Da das Produkt und seine Herstellung auseinandergerissen werden, wirft der moralische Status eines Produktes, beispielsweise Giftgas oder die Wasserstoffbombe, scheinbar keinen Schatten auf die Moral dessen, der arbeitend an dieser Produktion teilnimmt. Der Beteiligte wird somit moralisch entlastet.

Die Aufgabe unserer Epoche ist es, den Menschen der Maschine gegenüber Souveränität zu verleihen und drohende atomare und technisch induzierte ökologische Katastrophen abzuwenden. Er fordert jedoch keine blinde Technikfeindlichkeit, sondern vernünftige Reflexion und daraus folgende, notfalls auch gewalttätige Aktionen.

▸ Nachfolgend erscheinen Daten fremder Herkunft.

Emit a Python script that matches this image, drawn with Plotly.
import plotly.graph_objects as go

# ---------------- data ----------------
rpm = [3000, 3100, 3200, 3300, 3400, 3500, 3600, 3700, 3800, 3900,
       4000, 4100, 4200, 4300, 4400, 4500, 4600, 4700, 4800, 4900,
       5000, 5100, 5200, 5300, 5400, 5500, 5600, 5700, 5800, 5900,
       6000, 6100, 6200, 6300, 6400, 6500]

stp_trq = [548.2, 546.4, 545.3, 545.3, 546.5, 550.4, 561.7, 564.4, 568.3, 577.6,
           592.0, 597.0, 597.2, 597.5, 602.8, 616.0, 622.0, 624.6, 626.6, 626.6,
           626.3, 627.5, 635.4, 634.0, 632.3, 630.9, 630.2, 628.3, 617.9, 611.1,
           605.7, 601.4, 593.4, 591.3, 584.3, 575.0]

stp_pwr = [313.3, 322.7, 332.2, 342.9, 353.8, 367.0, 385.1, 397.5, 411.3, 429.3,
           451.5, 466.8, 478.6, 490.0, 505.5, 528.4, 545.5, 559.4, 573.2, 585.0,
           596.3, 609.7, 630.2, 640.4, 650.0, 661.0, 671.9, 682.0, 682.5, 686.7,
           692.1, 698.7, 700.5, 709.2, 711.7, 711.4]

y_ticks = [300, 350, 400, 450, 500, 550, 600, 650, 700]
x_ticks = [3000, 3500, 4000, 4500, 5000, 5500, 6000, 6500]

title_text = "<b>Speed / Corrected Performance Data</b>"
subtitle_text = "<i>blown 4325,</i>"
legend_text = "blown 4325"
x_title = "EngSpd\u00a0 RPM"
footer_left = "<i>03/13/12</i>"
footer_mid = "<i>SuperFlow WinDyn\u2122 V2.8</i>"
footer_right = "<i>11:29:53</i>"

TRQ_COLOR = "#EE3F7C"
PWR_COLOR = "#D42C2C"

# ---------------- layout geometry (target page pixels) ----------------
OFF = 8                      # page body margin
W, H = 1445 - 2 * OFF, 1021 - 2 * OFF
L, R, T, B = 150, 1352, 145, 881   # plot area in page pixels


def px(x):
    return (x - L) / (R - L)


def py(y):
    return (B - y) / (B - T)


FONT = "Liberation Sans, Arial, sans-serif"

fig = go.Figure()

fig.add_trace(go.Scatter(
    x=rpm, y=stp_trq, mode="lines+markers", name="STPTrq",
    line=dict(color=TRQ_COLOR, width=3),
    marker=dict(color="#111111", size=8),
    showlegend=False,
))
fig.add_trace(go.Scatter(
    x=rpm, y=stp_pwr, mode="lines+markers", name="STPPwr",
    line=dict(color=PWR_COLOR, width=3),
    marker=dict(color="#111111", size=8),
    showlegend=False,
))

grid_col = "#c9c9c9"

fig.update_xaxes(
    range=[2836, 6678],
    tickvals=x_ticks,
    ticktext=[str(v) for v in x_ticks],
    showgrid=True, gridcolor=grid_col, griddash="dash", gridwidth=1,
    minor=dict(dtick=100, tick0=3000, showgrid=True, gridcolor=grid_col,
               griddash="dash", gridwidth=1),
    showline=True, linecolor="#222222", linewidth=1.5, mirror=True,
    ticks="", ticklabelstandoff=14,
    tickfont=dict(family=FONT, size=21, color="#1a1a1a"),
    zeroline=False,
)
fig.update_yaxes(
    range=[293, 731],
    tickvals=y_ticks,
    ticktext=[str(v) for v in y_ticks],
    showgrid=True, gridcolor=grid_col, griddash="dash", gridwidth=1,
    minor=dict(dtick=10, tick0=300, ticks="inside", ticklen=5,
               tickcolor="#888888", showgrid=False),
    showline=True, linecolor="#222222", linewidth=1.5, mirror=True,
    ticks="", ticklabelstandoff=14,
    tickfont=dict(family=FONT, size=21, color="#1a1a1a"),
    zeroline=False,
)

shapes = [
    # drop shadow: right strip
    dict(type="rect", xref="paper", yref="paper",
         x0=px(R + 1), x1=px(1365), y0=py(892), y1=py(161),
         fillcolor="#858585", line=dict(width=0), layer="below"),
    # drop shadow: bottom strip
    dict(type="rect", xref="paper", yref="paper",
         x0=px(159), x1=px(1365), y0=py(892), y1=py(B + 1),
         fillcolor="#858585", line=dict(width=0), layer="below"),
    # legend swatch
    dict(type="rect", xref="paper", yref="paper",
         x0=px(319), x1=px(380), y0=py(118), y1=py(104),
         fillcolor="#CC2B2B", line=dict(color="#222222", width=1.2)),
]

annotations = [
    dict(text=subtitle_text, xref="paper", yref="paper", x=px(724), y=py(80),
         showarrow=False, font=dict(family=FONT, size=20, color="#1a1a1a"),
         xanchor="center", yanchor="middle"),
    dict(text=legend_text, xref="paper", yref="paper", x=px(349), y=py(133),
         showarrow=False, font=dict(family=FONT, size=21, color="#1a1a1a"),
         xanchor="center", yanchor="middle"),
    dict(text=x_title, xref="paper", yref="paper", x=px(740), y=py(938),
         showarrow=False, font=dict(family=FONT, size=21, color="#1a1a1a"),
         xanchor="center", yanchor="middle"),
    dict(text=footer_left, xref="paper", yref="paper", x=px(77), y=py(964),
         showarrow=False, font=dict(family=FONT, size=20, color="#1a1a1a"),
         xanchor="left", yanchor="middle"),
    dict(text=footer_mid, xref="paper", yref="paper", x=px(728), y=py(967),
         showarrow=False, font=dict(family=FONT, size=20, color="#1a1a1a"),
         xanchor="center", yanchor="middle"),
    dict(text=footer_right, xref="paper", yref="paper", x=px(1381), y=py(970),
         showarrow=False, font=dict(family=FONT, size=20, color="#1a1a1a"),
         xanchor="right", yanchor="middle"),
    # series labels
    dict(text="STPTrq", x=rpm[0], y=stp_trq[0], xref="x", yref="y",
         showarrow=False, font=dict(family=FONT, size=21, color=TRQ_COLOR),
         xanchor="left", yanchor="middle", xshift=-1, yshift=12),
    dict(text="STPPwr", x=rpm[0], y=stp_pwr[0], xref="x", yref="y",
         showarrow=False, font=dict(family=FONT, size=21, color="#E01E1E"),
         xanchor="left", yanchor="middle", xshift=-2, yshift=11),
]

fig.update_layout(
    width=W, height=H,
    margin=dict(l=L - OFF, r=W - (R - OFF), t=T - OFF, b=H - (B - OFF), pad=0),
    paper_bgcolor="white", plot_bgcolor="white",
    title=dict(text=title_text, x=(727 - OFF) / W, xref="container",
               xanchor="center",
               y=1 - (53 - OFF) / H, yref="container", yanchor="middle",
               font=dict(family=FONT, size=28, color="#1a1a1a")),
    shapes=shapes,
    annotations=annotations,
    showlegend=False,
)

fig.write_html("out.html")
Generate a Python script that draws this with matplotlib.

Der Mensch muss „moralische Phantasie“ ausbilden, also das Gefühl für die Wahrnehmung des „Undenkbaren“ schulen, um Folgen abschätzen zu können und einen universellen hippokratischen Eid ablegen zu können:

keine Arbeiten anzunehmen und durchzuführen, ohne diese zuvor darauf geprüft zu haben, ob sie direkte oder indirekte Vernichtungsarbeiten (sind); die Arbeiten, an denen wir gerade teilnehmen, aufzugeben, wenn diese sich als solche direkten oder indirekten Vernichtungsarbeiten erweisen sollten.[10]